A small web application developed as a requisite for a computer science course. Protein tokenizer fetches protein amino acid sequences from the UniProtKB database and trains a byte pair encoding tokenizer on the results. It is a minimum viable product written soley to practice implementing a microservice architecture.
requirements
- make
- python
- virtualenv
- pip
- node
setup
make install
tests
For unit tests:
make test/unit
For integration tests:
make test/integration
Note that the frontend, datacollector, and dataanalyzer need to be running to perform the integration test.
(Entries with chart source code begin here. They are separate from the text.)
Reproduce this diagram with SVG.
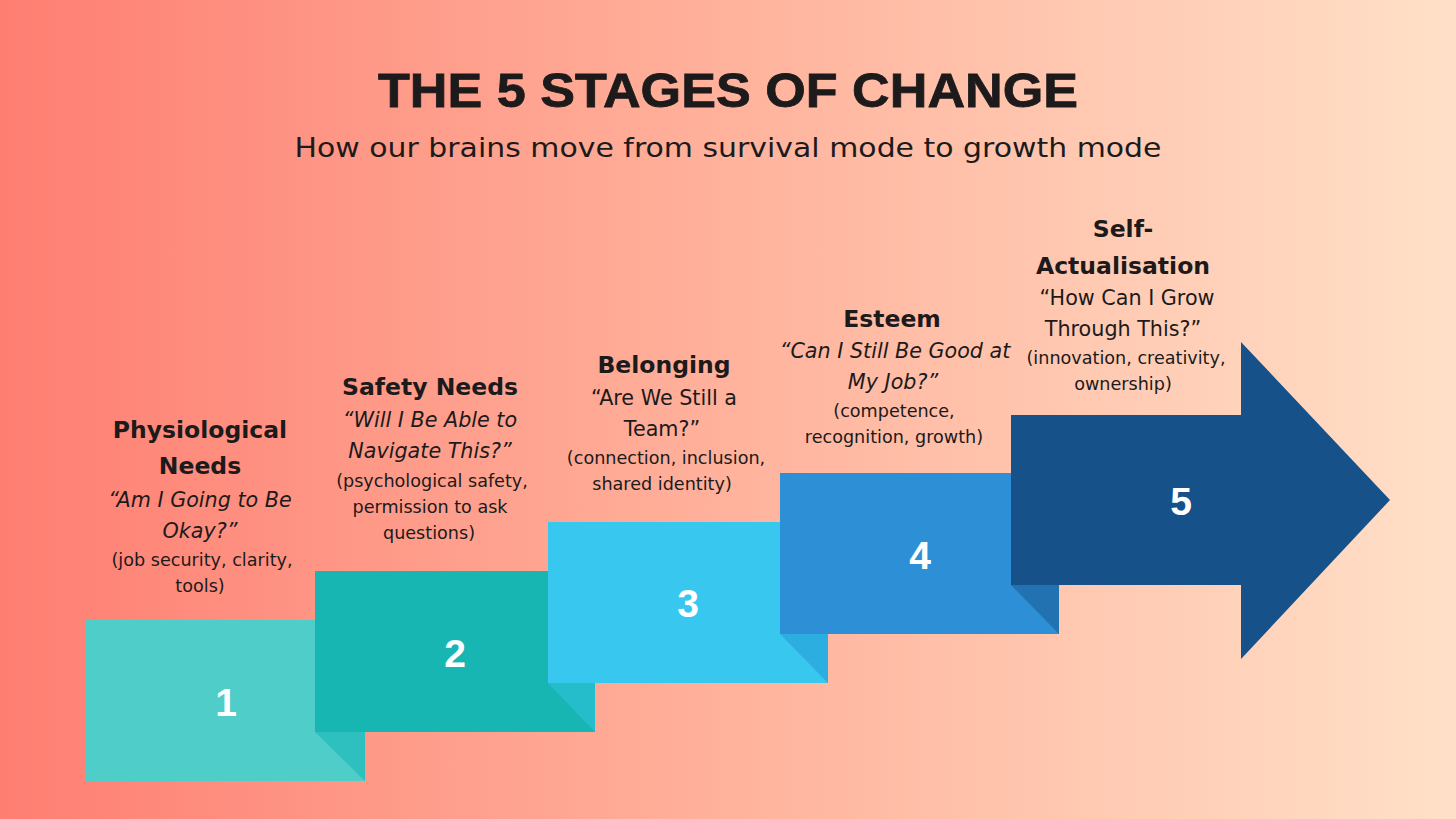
<svg xmlns="http://www.w3.org/2000/svg" width="1456" height="819" viewBox="0 0 1456 819">
<defs>
<linearGradient id="bg" x1="0" y1="0" x2="1" y2="0">
<stop offset="0" stop-color="#FE7E72"/>
<stop offset="0.5" stop-color="#FFB29C"/>
<stop offset="1" stop-color="#FFE0C8"/>
</linearGradient>
<style>
.title{font-family:"Liberation Sans",Arial,sans-serif;font-weight:bold;font-size:49px;fill:#1c1a1a;stroke:#1c1a1a;stroke-width:0.8px;}
.sub{font-family:"DejaVu Sans","Liberation Sans",sans-serif;font-size:27px;fill:#1c1a1a;}
.h{font-family:"DejaVu Sans","Liberation Sans",sans-serif;font-weight:bold;font-size:23.5px;fill:#1c1a1a;text-anchor:middle;}
.q{font-family:"DejaVu Sans","Liberation Sans",sans-serif;font-style:italic;font-size:20.7px;fill:#1c1a1a;text-anchor:middle;}
.qn{font-family:"DejaVu Sans","Liberation Sans",sans-serif;font-size:20.7px;fill:#1c1a1a;text-anchor:middle;}
.d{font-family:"DejaVu Sans","Liberation Sans",sans-serif;font-size:17.6px;fill:#1c1a1a;text-anchor:middle;}
.n{font-family:"Liberation Sans",Arial,sans-serif;font-weight:bold;font-size:39px;fill:#ffffff;text-anchor:middle;}
</style>
</defs>
<rect x="0" y="0" width="1456" height="819" fill="url(#bg)"/>
<text class="title" x="728" y="107" text-anchor="middle" textLength="700" lengthAdjust="spacingAndGlyphs">THE 5 STAGES OF CHANGE</text>
<text class="sub" x="728" y="157" text-anchor="middle" textLength="867" lengthAdjust="spacingAndGlyphs">How our brains move from survival mode to growth mode</text>

<g id="step1">
<rect x="86" y="620" width="279" height="161" fill="#4ECDC9"/>
<polygon points="315,732 365,732 365,781" fill="#2EC0BF"/>
<text class="n" x="226" y="716">1</text>
<text class="h" x="200" y="438">Physiological</text>
<text class="h" x="200" y="474">Needs</text>
<text class="q" x="200" y="507">“Am I Going to Be</text>
<text class="q" x="200" y="538">Okay?”</text>
<text class="d" x="202" y="566">(job security, clarity,</text>
<text class="d" x="200" y="592">tools)</text>
</g>
<g id="step2">
<rect x="315" y="571" width="280" height="161" fill="#18B6B3"/>
<polygon points="548,683 595,683 595,732" fill="#25BDCB"/>
<text class="n" x="455" y="667">2</text>
<text class="h" x="430" y="395">Safety Needs</text>
<text class="q" x="430" y="427">“Will I Be Able to</text>
<text class="q" x="430" y="458">Navigate This?”</text>
<text class="d" x="432" y="487">(psychological safety,</text>
<text class="d" x="430" y="513">permission to ask</text>
<text class="d" x="429" y="539">questions)</text>
</g>
<g id="step3">
<rect x="548" y="522" width="280" height="161" fill="#38C7EE"/>
<polygon points="780,634 828,634 828,683" fill="#2DAEE0"/>
<text class="n" x="688" y="617">3</text>
<text class="h" x="664" y="373">Belonging</text>
<text class="qn" x="664" y="405">“Are We Still a</text>
<text class="qn" x="662" y="436">Team?”</text>
<text class="d" x="666" y="464">(connection, inclusion,</text>
<text class="d" x="662" y="490">shared identity)</text>
</g>
<g id="step4">
<rect x="780" y="473" width="279" height="161" fill="#2D90D6"/>
<polygon points="1011,585 1059,585 1059,634" fill="#2272B2"/>
<text class="n" x="920" y="569">4</text>
<text class="h" x="892" y="327">Esteem</text>
<text class="q" x="895" y="358">“Can I Still Be Good at</text>
<text class="q" x="893" y="389">My Job?”</text>
<text class="d" x="894" y="417">(competence,</text>
<text class="d" x="894" y="443">recognition, growth)</text>
</g>
<g id="step5">
<polygon points="1011,415 1241,415 1241,342 1390,500 1241,659 1241,585 1011,585" fill="#165289"/>
<text class="n" x="1181" y="515">5</text>
<text class="h" x="1123" y="237">Self-</text>
<text class="h" x="1123" y="274">Actualisation</text>
<text class="qn" x="1127" y="305">“How Can I Grow</text>
<text class="qn" x="1123" y="336">Through This?”</text>
<text class="d" x="1126" y="364">(innovation, creativity,</text>
<text class="d" x="1123" y="390">ownership)</text>
</g>
<g id="connectors"></g>
</svg>
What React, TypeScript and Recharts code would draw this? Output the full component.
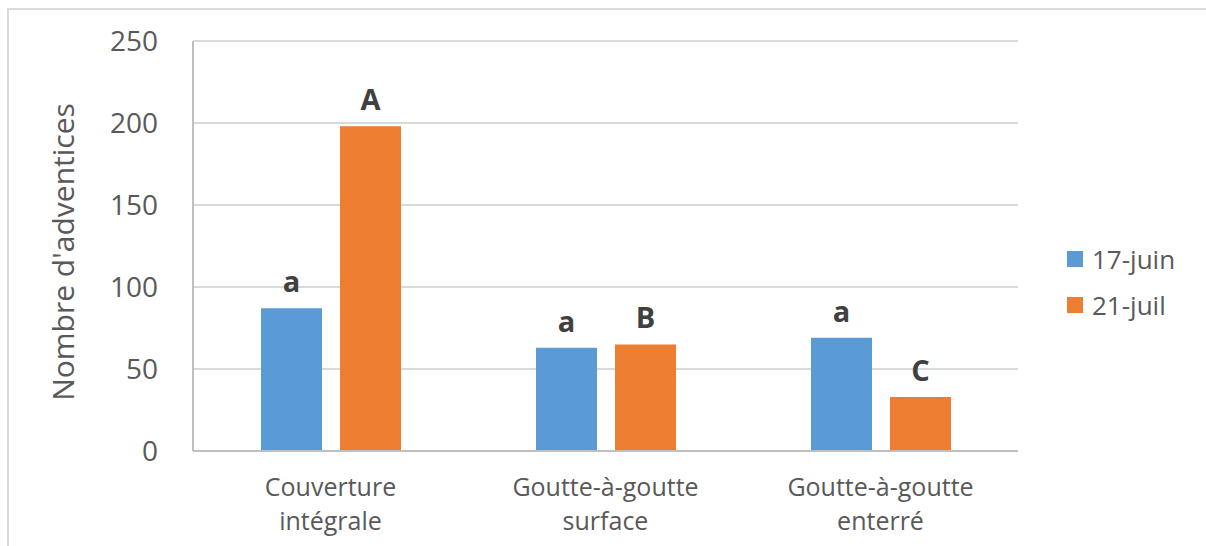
import { Bar, BarChart, CartesianGrid, LabelList, Legend, XAxis, YAxis } from 'recharts';

const categories = ['Couverture intégrale', 'Goutte-à-goutte surface', 'Goutte-à-goutte enterré'];
const categoryLines = [
  ['Couverture', 'intégrale'],
  ['Goutte-à-goutte', 'surface'],
  ['Goutte-à-goutte', 'enterré'],
];
const juin = [87, 63, 69];
const juil = [198, 65, 33];
const lettersJuin = ['a', 'a', 'a'];
const lettersJuil = ['A', 'B', 'C'];
const yTicks = [0, 50, 100, 150, 200, 250];

const data = categories.map((c, i) => ({
  name: c,
  '17-juin': juin[i],
  '21-juil': juil[i],
  lJuin: lettersJuin[i],
  lJuil: lettersJuil[i],
}));

const FONT = '"Open Sans", "Noto Sans", sans-serif';
const GREY = '#595959';

// two-line category labels, like the Excel original
const CategoryTick = (props: any) => {
  const { x, y, index } = props;
  const lines = categoryLines[index] || [];
  return (
    <g>
      {lines.map((l, i) => (
        <text key={i} x={x} y={y + 45 + i * 34} textAnchor="middle" fill={GREY} fontSize={25} fontFamily={FONT}>
          {l}
        </text>
      ))}
    </g>
  );
};

const renderLegend = (props: any) => {
  const { payload } = props;
  return (
    <div style={{ fontFamily: FONT }}>
      {(payload || []).map((p: any) => (
        <div key={p.value} style={{ display: 'flex', alignItems: 'center', height: 46 }}>
          <span style={{ width: 16, height: 16, background: p.color, display: 'inline-block', marginRight: 9 }} />
          <span style={{ fontSize: 26, color: GREY }}>{p.value}</span>
        </div>
      ))}
    </div>
  );
};

export default function App() {
  return (
    <div style={{ position: 'absolute', left: 0, top: 0, width: 1206, height: 546, background: '#fff', overflow: 'hidden' }}>
      <div
        style={{
          position: 'absolute',
          left: 7,
          top: 8,
          width: 1220,
          height: 560,
          borderTop: '2px solid #d9d9d9',
          borderLeft: '2px solid #d9d9d9',
        }}
      />
      <div style={{ position: 'absolute', left: 0, top: 0 }}>
        <BarChart
          width={1206}
          height={546}
          data={data}
          margin={{ top: 41, right: 188, left: 0, bottom: 0 }}
          barSize={61}
          barGap={18}
        >
          <CartesianGrid vertical={false} stroke="#d9d9d9" strokeWidth={2} />
          <XAxis
            dataKey="name"
            height={95}
            tickLine={false}
            tickSize={0}
            tickMargin={0}
            axisLine={{ stroke: '#bfbfbf', strokeWidth: 2 }}
            tick={<CategoryTick />}
            interval={0}
          />
          <YAxis
            width={193}
            domain={[0, 250]}
            ticks={yTicks}
            tickLine={false}
            tickSize={0}
            tickMargin={35}
            axisLine={{ stroke: '#bfbfbf', strokeWidth: 2 }}
            tick={{ fill: GREY, fontSize: 28, fontFamily: FONT }}
            label={{
              value: "Nombre d'adventices",
              angle: -90,
              position: 'center',
              dx: -33,
              dy: 6,
              fill: GREY,
              fontSize: 30,
              fontFamily: FONT,
            }}
          />
          <Legend
            layout="vertical"
            align="center"
            verticalAlign="middle"
            content={renderLegend}
            wrapperStyle={{ left: 1067, top: 236, width: 135 }}
          />
          <Bar dataKey="17-juin" fill="#5B9BD5" isAnimationActive={false}>
            <LabelList dataKey="lJuin" position="top" offset={16} fill="#404040" fontSize={29} fontWeight="bold" fontFamily={FONT} />
          </Bar>
          <Bar dataKey="21-juil" fill="#ED7D31" isAnimationActive={false}>
            <LabelList dataKey="lJuil" position="top" offset={16} fill="#404040" fontSize={29} fontWeight="bold" fontFamily={FONT} />
          </Bar>
        </BarChart>
      </div>
    </div>
  );
}
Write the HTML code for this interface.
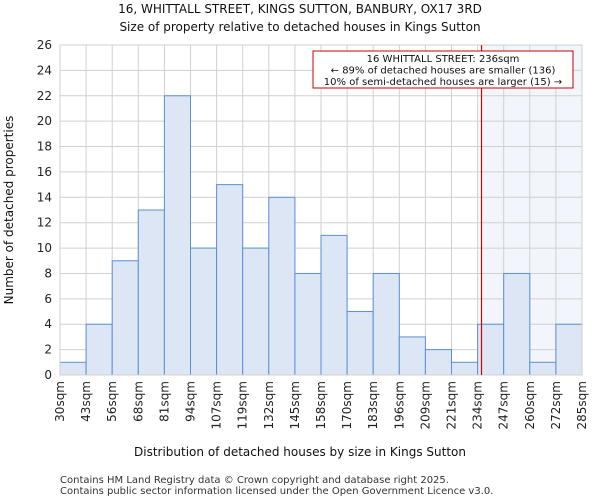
<!DOCTYPE html>
<html><head><meta charset="utf-8"><style>
body{margin:0;background:#fff;}
svg{display:block;font-family:"DejaVu Sans","Liberation Sans",sans-serif;}
</style></head><body>
<svg id="c" width="600" height="500"></svg>
<script>
const binLabels=["30sqm","43sqm","56sqm","68sqm","81sqm","94sqm","107sqm","119sqm","132sqm","145sqm","158sqm","170sqm","183sqm","196sqm","209sqm","221sqm","234sqm","247sqm","260sqm","272sqm","285sqm"];
const counts=[1,4,9,13,22,10,15,10,14,8,11,5,8,3,2,1,4,8,1,4];
const yTicks=[0,2,4,6,8,10,12,14,16,18,20,22,24,26];
const markerBin=16.15;
const NS="http://www.w3.org/2000/svg";
const svg=document.getElementById('c');
const L=60,R=582,T=45,B=375,yMax=26;
const bw=(R-L)/counts.length;
const xs=i=>L+i*bw;
const ys=v=>B-(v/yMax)*(B-T);
function mk(t,a,p){const e=document.createElementNS(NS,t);for(const k in a)e.setAttribute(k,a[k]);(p||svg).appendChild(e);return e;}
let sh=mk('rect',{x:xs(markerBin),y:T,width:R-xs(markerBin),height:B-T,fill:'#f2f5fc'});


yTicks.forEach(v=>{let g=mk('line',{x1:L,x2:R,y1:ys(v),y2:ys(v),stroke:'#d0d0d0','stroke-width':1});


let t=mk('text',{x:L-8,y:ys(v)+4,'text-anchor':'end','font-size':12,fill:'#222'});t.textContent=v;

});
binLabels.forEach((lab,i)=>{let g=mk('line',{x1:xs(i),x2:xs(i),y1:T,y2:B,stroke:'#d0d0d0','stroke-width':1});


let t=mk('text',{transform:`translate(${xs(i)+4},${B+6}) rotate(-90)`,'text-anchor':'end','font-size':12,fill:'#222'});t.textContent=lab;

});
counts.forEach((v,i)=>{let r=mk('rect',{x:xs(i),y:ys(v),width:bw,height:B-ys(v),fill:'#dce6f4',stroke:'#5b8fd6','stroke-width':1});

});
let fr=mk('rect',{x:L,y:T,width:R-L,height:B-T,fill:'none',stroke:'#d0d0d0'});


let ln=mk('line',{x1:xs(markerBin),x2:xs(markerBin),y1:T,y2:B,stroke:'#e00000','stroke-width':1.2});


let ag=mk('g',{});


mk('rect',{x:313,y:51,width:260,height:37,fill:'#fff',stroke:'#cc0000','stroke-width':1},ag);
["16 WHITTALL STREET: 236sqm","← 89% of detached houses are smaller (136)","10% of semi-detached houses are larger (15) →"].forEach((s,i)=>{
let t=mk('text',{x:443,y:62+i*11.5,'text-anchor':'middle','font-size':10,fill:'#111'},ag);t.textContent=s;});
function txt(s,a,n){let t=mk('text',a);t.textContent=s;}
txt("16, WHITTALL STREET, KINGS SUTTON, BANBURY, OX17 3RD",{x:300,y:13,'text-anchor':'middle','font-size':12,fill:'#111'},'chart-title');
txt("Size of property relative to detached houses in Kings Sutton",{x:300,y:31,'text-anchor':'middle','font-size':12,fill:'#111'},'chart-subtitle');
txt("Distribution of detached houses by size in Kings Sutton",{x:300,y:456,'text-anchor':'middle','font-size':12,fill:'#111'},'x-axis-title');
txt("Number of detached properties",{transform:'translate(13,210) rotate(-90)','text-anchor':'middle','font-size':12,fill:'#111'},'y-axis-title');
txt("Contains HM Land Registry data © Crown copyright and database right 2025.",{x:60,y:483,'font-size':10,fill:'#333'},'footer-line-1');
txt("Contains public sector information licensed under the Open Government Licence v3.0.",{x:60,y:494,'font-size':10,fill:'#333'},'footer-line-2');
</script>
</body></html>
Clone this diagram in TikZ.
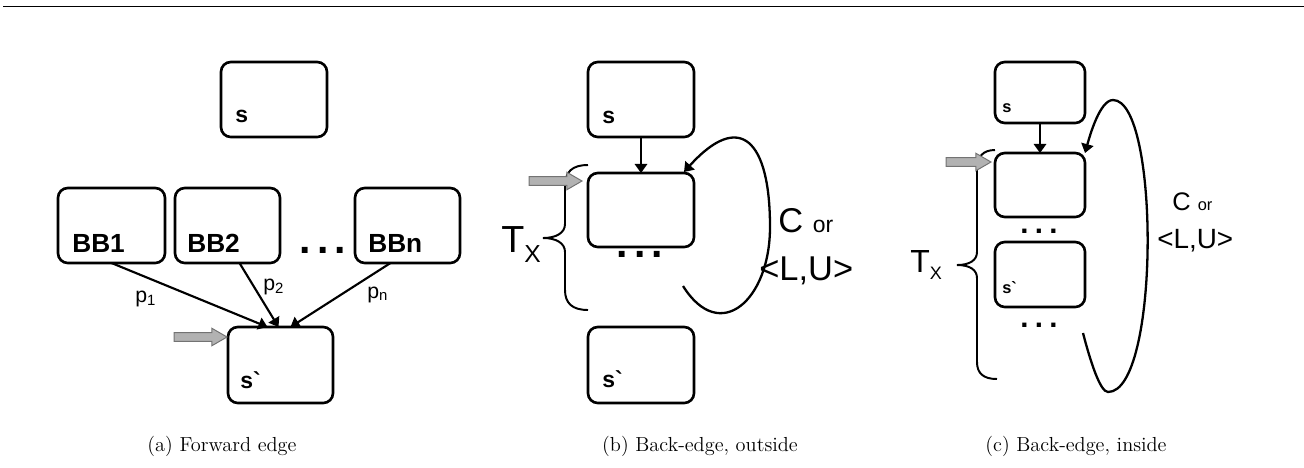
\documentclass[tikz,border=0pt]{standalone}
\usepackage{fontspec}
\setsansfont{Liberation Sans}
\usetikzlibrary{arrows.meta, positioning, calc, shapes.arrows}
\newcommand\pxu{0.61pt}

\begin{document}
\begin{tikzpicture}[
    x=0.61pt, y=-0.61pt,
    block/.style={draw, line width=1.6pt, rounded corners=6pt, inner sep=0pt, outer sep=0pt,
                  minimum width=105*\pxu, minimum height=75*\pxu},
    lbl/.style={font=\sffamily\bfseries\fontsize{#1}{#1}\selectfont, anchor=base west, inner sep=0pt},
    lbl/.default=14,
    plain/.style={font=\sffamily\fontsize{#1}{#1}\selectfont, anchor=base west, inner sep=0pt},
    dotrow/.style={font=\sffamily\bfseries\fontsize{#1}{#1}\selectfont, anchor=base, inner sep=0pt},
    entry/.style={single arrow, fill=black!30, draw=black!55, line width=0.6pt,
                  inner sep=2.4pt, single arrow head extend=2.6pt,
                  single arrow tip angle=60, anchor=tip},
    arrow/.style={-{Triangle[length=5.5pt,width=7.5pt]}, line width=1.3pt},
    loop/.style={-{Triangle[length=5.5pt,width=7.5pt]}, line width=1.4pt},
    brace/.style={line width=1.2pt},
    caption/.style={font=\fontsize{12.4}{14}\selectfont, anchor=base}
]
\useasboundingbox (0,0) rectangle (1304,467);

% top rule
\draw[line width=1.2pt] (3,6.5) -- (1304,6.5);

% (a) forward edge
\node[block, minimum width=106*\pxu] (sa) at (274,99.5) {};
\node[block, minimum width=107*\pxu] (bb1) at (111.5,225.5) {};
\node[block, right=10*\pxu of bb1] (bb2) {};
\node[block] (bbn) at (407.5,225.5) {};
\node[block, minimum height=76*\pxu] (spa) at (280.5,365) {};

\node[lbl] at (235,122) {s};
\node[lbl=16] at (72,252) {BB1};
\node[lbl=16] at (187,252) {BB2};
\node[lbl=16] at (368,252) {BBn};
\node[lbl] at (240,388) {s\textasciigrave};
\node[dotrow=25] (dotsa) at (323,253) {.\kern3.7pt.\kern3.7pt.};

\draw[arrow] (bb1.south) -- ($(spa.north)+(-13,0)$);
\draw[arrow] ($(bb2.south)+(12,0)$) -- ($(spa.north)+(-2,0)$);
\draw[arrow] ($(bbn.south)+(-17,0)$) -- ($(spa.north)+(10,0)$);
\node[plain=13] (p1) at (135,302) {p\textsubscript{1}};
\node[plain=13] (p2) at (263,290) {p\textsubscript{2}};
\node[plain=13] (pn) at (367,298) {p\textsubscript{n}};

\node[entry, minimum height=53*\pxu] (ina) at ($(spa.north west)+(0,10)$) {};

% (b) back-edge, outside
\node[block, minimum width=106*\pxu] (sb) at (641,99.5) {};
\node[block, minimum width=106*\pxu, minimum height=74*\pxu, below=36*\pxu of sb] (mb) {};
\node[block, minimum width=106*\pxu, minimum height=76*\pxu, below=80*\pxu of mb] (spb) {};

\node[lbl] at (602,123) {s};
\node[lbl] at (602,387) {s\textasciigrave};
\node[dotrow=25] (dotsb) at (640,257) {.\kern3.7pt.\kern3.7pt.};

\draw[arrow] (sb.south) -- (mb.north);
\coordinate (lb) at (683,286);
\draw[loop] (lb) .. controls (720,345) and (770,300) .. (770,227)
    .. controls (770,140) and (740,110) .. ($(mb.north east)+(-10,-1)$);

\draw[brace] (588,165) .. controls (572,165) and (565,172) .. (565,186) -- (565,224)
    .. controls (565,233) and (556,238) .. (543,238)
    .. controls (556,238) and (565,243) .. (565,252) -- (565,290)
    .. controls (565,303) and (572,310) .. (588,310);
\node[plain=23] (txb) at (501,252) {T\raisebox{-6.6pt}{\fontsize{15}{15}\selectfont X}};
\node[plain=21] (cb) at (778,232) {C \fontsize{14}{14}\selectfont or};
\node[plain=21] (lub) at (759,280) {<L,U>};

\node[entry, minimum height=53*\pxu] (inb) at ($(mb.north west)+(-5,8)$) {};

% (c) back-edge, inside
\node[block, minimum width=90*\pxu, minimum height=61*\pxu] (sc) at (1040,92.5) {};
\node[block, minimum width=90*\pxu, minimum height=64*\pxu, below=30*\pxu of sc] (mc) {};
\node[block, minimum width=90*\pxu, minimum height=65*\pxu, below=25*\pxu of mc] (spc) {};

\node[lbl=10] at (1002,112) {s};
\node[lbl=10] at (1002,293) {s\textasciigrave};
\node[dotrow=18] (dotsc) at (1039,233) {.\kern3.8pt.\kern3.8pt.};
\node[dotrow=18] (dotsd) at (1039,327) {.\kern3.8pt.\kern3.8pt.};

\draw[arrow] (sc.south) -- (mc.north);
\coordinate (lc) at (1083,333);
\draw[loop] (lc) .. controls (1090,360) and (1100,392) .. (1108,392)
    .. controls (1160,392) and (1160,100) .. (1113,100)
    .. controls (1100,100) and (1090,135) .. (mc.north east);

\draw[brace] (995,150) .. controls (983,150) and (977,157) .. (977,168) -- (977,252)
    .. controls (977,260) and (970,265) .. (957,265)
    .. controls (970,265) and (977,270) .. (977,278) -- (977,362)
    .. controls (977,373) and (983,379) .. (997,379);
\node[plain=19.5] (txc) at (910,272) {T\raisebox{-4.8pt}{\fontsize{11}{11}\selectfont X}};
\node[plain=15.5] (cc) at (1172,210) {C \fontsize{10}{10}\selectfont or};
\node[plain=17] (luc) at (1157,248) {<L,U>};

\node[entry, minimum height=45*\pxu] (inc) at ($(mc.north west)+(-3,9)$) {};

% captions
\node[caption] (capa) at (222,451) {(a) Forward edge};
\node[caption] (capb) at (700,451) {(b) Back-edge, outside};
\node[caption] (capc) at (1076,451) {(c) Back-edge, inside};

\end{tikzpicture}
\end{document}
- first start rabbitmq, postgres, and prometheus
docker compose up
- run the services
make run backend
make run datacollector
make run dataanalyzer
make run frontend
- navigate to the frontend web address
- prometheus should be exposed at http://localhost:9090
This application is composed of four major components: a ReactJS frontend, a FastAPI backend, a data collector, and a data analyzer. The latter three services communicate with one another via AMQP (RabbitMQ). The frontend sends messages to the backend via a simple REST API and the backend responds aysnchronously through server-sent events. Persistent data in the form of search queries and search results are stored in a Postgres database. Endpoints are exposed for service monitoring, which is handled by Prometheus. Continuous integration and continous deployment are handled through Github Actions.